__Brief__. Drop the pictures from the entries below, then reproduce the rest exactly.

__Extracted material__.

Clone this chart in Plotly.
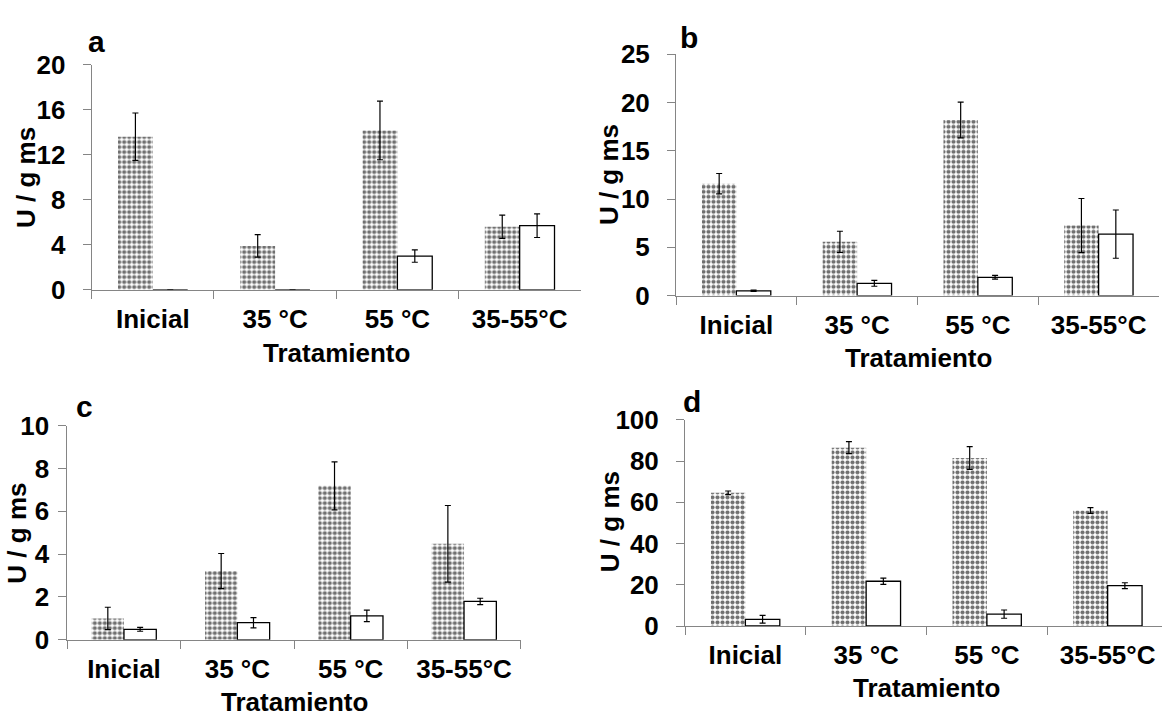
import plotly.graph_objects as go

W, H = 1162, 727

categories = ["Inicial", "35 °C", "55 °C", "35-55°C"]

# Panel a
a_checker = [13.6, 3.9, 14.15, 5.6]
a_checker_err = [2.1, 1.0, 2.6, 1.03]
a_white = [0, 0, 3.0, 5.7]
a_white_err = [0, 0, 0.55, 1.05]
# Panel b
b_checker = [11.6, 5.57, 18.2, 7.26]
b_checker_err = [1.05, 1.1, 1.85, 2.8]
b_white = [0.5, 1.27, 1.9, 6.37]
b_white_err = [0.06, 0.3, 0.2, 2.5]
# Panel c
c_checker = [1.0, 3.21, 7.19, 4.48]
c_checker_err = [0.52, 0.82, 1.12, 1.79]
c_white = [0.49, 0.8, 1.12, 1.79]
c_white_err = [0.09, 0.24, 0.27, 0.15]
# Panel d
d_checker = [64.6, 86.5, 81.5, 56.05]
d_checker_err = [0.9, 2.9, 5.5, 1.4]
d_white = [3.26, 21.7, 5.75, 19.57]
d_white_err = [1.9, 1.5, 2.0, 1.4]

y_ranges = [[0, 20], [0, 25], [0, 10], [0, 100]]
y_dticks = [4, 5, 2, 20]
panel_letters = ["a", "b", "c", "d"]
y_title = "U / g ms"
x_title = "Tratamiento"

FONT = "Liberation Sans, Arial, sans-serif"
AXIS_COLOR = "#858585"

# pixel layout of each panel: (x0, x1, ytop, ybottom, x_range_max, ylabel_standoff)
panels_px = [
    (91.7, 580.8, 51.7, 286.7, 3.5, 12),
    (676.0, 1159.0, 41.0, 292.7, 3.5, 12),
    (67.3, 520.7, 428.3, 651.7, 3.5, 4),
    (685.0, 1162.0, 422.3, 637.3, 3.45, 12),
]
letter_px = [(97, 28), (688.5, 23.5), (84, 408), (692, 403)]
ytitle_px = [(26, 170), (609, 167), (17, 541), (610, 529)]
xtitle_px = [(336, 353), (918, 357.5), (294, 717), (926, 702)]

def fx(px):
    return px / W

def fy(py):
    return 1 - py / H

data_sets = [
    (a_checker, a_checker_err, a_white, a_white_err),
    (b_checker, b_checker_err, b_white, b_white_err),
    (c_checker, c_checker_err, c_white, c_white_err),
    (d_checker, d_checker_err, d_white, d_white_err),
]

fig = go.Figure()
annotations = []
layout = dict(
    width=W, height=H,
    margin=dict(l=0, r=0, t=0, b=0),
    paper_bgcolor="white", plot_bgcolor="white",
    showlegend=False,
    barmode="group",
    bargap=0.43,
    bargroupgap=0,
    hovermode=False,
    font=dict(family=FONT, size=26, color="black", weight="bold"),
)

for i, (chk, chk_err, wht, wht_err) in enumerate(data_sets):
    n = "" if i == 0 else str(i + 1)
    xa, ya = "x" + n, "y" + n
    fig.add_trace(go.Bar(
        x=categories, y=chk, xaxis=xa, yaxis=ya,
        marker=dict(
            color="white",
            line=dict(width=0),
            pattern=dict(shape=".", fgcolor="#707070", bgcolor="white",
                         size=5, solidity=0.55, fillmode="replace"),
        ),
        error_y=dict(type="data", array=chk_err, visible=True,
                     color="black", thickness=1.2, width=3),
        offsetgroup="1",
    ))
    fig.add_trace(go.Bar(
        x=categories, y=wht, xaxis=xa, yaxis=ya,
        marker=dict(color="white", line=dict(width=1.3, color="black")),
        error_y=dict(type="data", array=wht_err, visible=True,
                     color="black", thickness=1.2, width=3),
        offsetgroup="2",
    ))
    x0, x1, yt, yb, xmax, ystand = panels_px[i]
    layout["xaxis" + n] = dict(
        domain=[fx(x0), fx(x1)], anchor=ya,
        type="category", range=[-0.5, xmax],
        showline=True, linecolor=AXIS_COLOR, linewidth=1,
        ticks="outside", tickson="boundaries", ticklen=8,
        tickcolor=AXIS_COLOR, tickwidth=1,
        ticklabelstandoff=6,
        showgrid=False, zeroline=False,
        tickfont=dict(family=FONT, size=26, color="black", weight="bold"),
    )
    layout["yaxis" + n] = dict(
        domain=[fy(yb), fy(yt)], anchor=xa,
        range=y_ranges[i], dtick=y_dticks[i], tick0=0,
        showline=True, linecolor=AXIS_COLOR, linewidth=1,
        ticks="outside", ticklen=8, tickcolor=AXIS_COLOR, tickwidth=1,
        ticklabelstandoff=ystand,
        showgrid=False, zeroline=False,
        tickfont=dict(family=FONT, size=26, color="black", weight="bold"),
    )
    lx, ly = letter_px[i]
    annotations.append(dict(
        text=panel_letters[i], x=fx(lx), y=fy(ly), xref="paper", yref="paper",
        xanchor="center", yanchor="middle", showarrow=False,
        font=dict(family=FONT, size=30, color="black", weight="bold"),
    ))
    tx, ty = ytitle_px[i]
    annotations.append(dict(
        text=y_title, x=fx(tx), y=fy(ty), xref="paper", yref="paper",
        xanchor="center", yanchor="middle", showarrow=False, textangle=-90,
        font=dict(family=FONT, size=26, color="black", weight="bold"),
    ))
    tx, ty = xtitle_px[i]
    annotations.append(dict(
        text=x_title, x=fx(tx), y=fy(ty), xref="paper", yref="paper",
        xanchor="center", yanchor="middle", showarrow=False,
        font=dict(family=FONT, size=26, color="black", weight="bold"),
    ))

layout["annotations"] = annotations
fig.update_layout(**layout)
fig.write_html(
    "out.html",
    config={"displayModeBar": False, "staticPlot": True},
    post_script="document.body.style.margin='0';document.body.style.overflow='hidden';",
)
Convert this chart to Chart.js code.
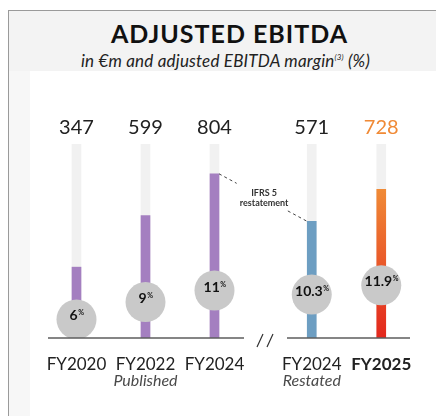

__Result for this task__.
Clone this chart in Plotly.
import plotly.graph_objects as go

W, H = 1162, 727

categories = ["Inicial", "35 °C", "55 °C", "35-55°C"]

# Panel a
a_checker = [13.6, 3.9, 14.15, 5.6]
a_checker_err = [2.1, 1.0, 2.6, 1.03]
a_white = [0, 0, 3.0, 5.7]
a_white_err = [0, 0, 0.55, 1.05]
# Panel b
b_checker = [11.6, 5.57, 18.2, 7.26]
b_checker_err = [1.05, 1.1, 1.85, 2.8]
b_white = [0.5, 1.27, 1.9, 6.37]
b_white_err = [0.06, 0.3, 0.2, 2.5]
# Panel c
c_checker = [1.0, 3.21, 7.19, 4.48]
c_checker_err = [0.52, 0.82, 1.12, 1.79]
c_white = [0.49, 0.8, 1.12, 1.79]
c_white_err = [0.09, 0.24, 0.27, 0.15]
# Panel d
d_checker = [64.6, 86.5, 81.5, 56.05]
d_checker_err = [0.9, 2.9, 5.5, 1.4]
d_white = [3.26, 21.7, 5.75, 19.57]
d_white_err = [1.9, 1.5, 2.0, 1.4]

y_ranges = [[0, 20], [0, 25], [0, 10], [0, 100]]
y_dticks = [4, 5, 2, 20]
panel_letters = ["a", "b", "c", "d"]
y_title = "U / g ms"
x_title = "Tratamiento"

FONT = "Liberation Sans, Arial, sans-serif"
AXIS_COLOR = "#858585"

# pixel layout of each panel: (x0, x1, ytop, ybottom, x_range_max, ylabel_standoff)
panels_px = [
    (91.7, 580.8, 51.7, 286.7, 3.5, 12),
    (676.0, 1159.0, 41.0, 292.7, 3.5, 12),
    (67.3, 520.7, 428.3, 651.7, 3.5, 4),
    (685.0, 1162.0, 422.3, 637.3, 3.45, 12),
]
letter_px = [(97, 28), (688.5, 23.5), (84, 408), (692, 403)]
ytitle_px = [(26, 170), (609, 167), (17, 541), (610, 529)]
xtitle_px = [(336, 353), (918, 357.5), (294, 717), (926, 702)]

def fx(px):
    return px / W

def fy(py):
    return 1 - py / H

data_sets = [
    (a_checker, a_checker_err, a_white, a_white_err),
    (b_checker, b_checker_err, b_white, b_white_err),
    (c_checker, c_checker_err, c_white, c_white_err),
    (d_checker, d_checker_err, d_white, d_white_err),
]

fig = go.Figure()
annotations = []
layout = dict(
    width=W, height=H,
    margin=dict(l=0, r=0, t=0, b=0),
    paper_bgcolor="white", plot_bgcolor="white",
    showlegend=False,
    barmode="group",
    bargap=0.43,
    bargroupgap=0,
    hovermode=False,
    font=dict(family=FONT, size=26, color="black", weight="bold"),
)

for i, (chk, chk_err, wht, wht_err) in enumerate(data_sets):
    n = "" if i == 0 else str(i + 1)
    xa, ya = "x" + n, "y" + n
    fig.add_trace(go.Bar(
        x=categories, y=chk, xaxis=xa, yaxis=ya,
        marker=dict(
            color="white",
            line=dict(width=0),
            pattern=dict(shape=".", fgcolor="#707070", bgcolor="white",
                         size=5, solidity=0.55, fillmode="replace"),
        ),
        error_y=dict(type="data", array=chk_err, visible=True,
                     color="black", thickness=1.2, width=3),
        offsetgroup="1",
    ))
    fig.add_trace(go.Bar(
        x=categories, y=wht, xaxis=xa, yaxis=ya,
        marker=dict(color="white", line=dict(width=1.3, color="black")),
        error_y=dict(type="data", array=wht_err, visible=True,
                     color="black", thickness=1.2, width=3),
        offsetgroup="2",
    ))
    x0, x1, yt, yb, xmax, ystand = panels_px[i]
    layout["xaxis" + n] = dict(
        domain=[fx(x0), fx(x1)], anchor=ya,
        type="category", range=[-0.5, xmax],
        showline=True, linecolor=AXIS_COLOR, linewidth=1,
        ticks="outside", tickson="boundaries", ticklen=8,
        tickcolor=AXIS_COLOR, tickwidth=1,
        ticklabelstandoff=6,
        showgrid=False, zeroline=False,
        tickfont=dict(family=FONT, size=26, color="black", weight="bold"),
    )
    layout["yaxis" + n] = dict(
        domain=[fy(yb), fy(yt)], anchor=xa,
        range=y_ranges[i], dtick=y_dticks[i], tick0=0,
        showline=True, linecolor=AXIS_COLOR, linewidth=1,
        ticks="outside", ticklen=8, tickcolor=AXIS_COLOR, tickwidth=1,
        ticklabelstandoff=ystand,
        showgrid=False, zeroline=False,
        tickfont=dict(family=FONT, size=26, color="black", weight="bold"),
    )
    lx, ly = letter_px[i]
    annotations.append(dict(
        text=panel_letters[i], x=fx(lx), y=fy(ly), xref="paper", yref="paper",
        xanchor="center", yanchor="middle", showarrow=False,
        font=dict(family=FONT, size=30, color="black", weight="bold"),
    ))
    tx, ty = ytitle_px[i]
    annotations.append(dict(
        text=y_title, x=fx(tx), y=fy(ty), xref="paper", yref="paper",
        xanchor="center", yanchor="middle", showarrow=False, textangle=-90,
        font=dict(family=FONT, size=26, color="black", weight="bold"),
    ))
    tx, ty = xtitle_px[i]
    annotations.append(dict(
        text=x_title, x=fx(tx), y=fy(ty), xref="paper", yref="paper",
        xanchor="center", yanchor="middle", showarrow=False,
        font=dict(family=FONT, size=26, color="black", weight="bold"),
    ))

layout["annotations"] = annotations
fig.update_layout(**layout)
fig.write_html(
    "out.html",
    config={"displayModeBar": False, "staticPlot": True},
    post_script="document.body.style.margin='0';document.body.style.overflow='hidden';",
)
Convert this chart to Chart.js code.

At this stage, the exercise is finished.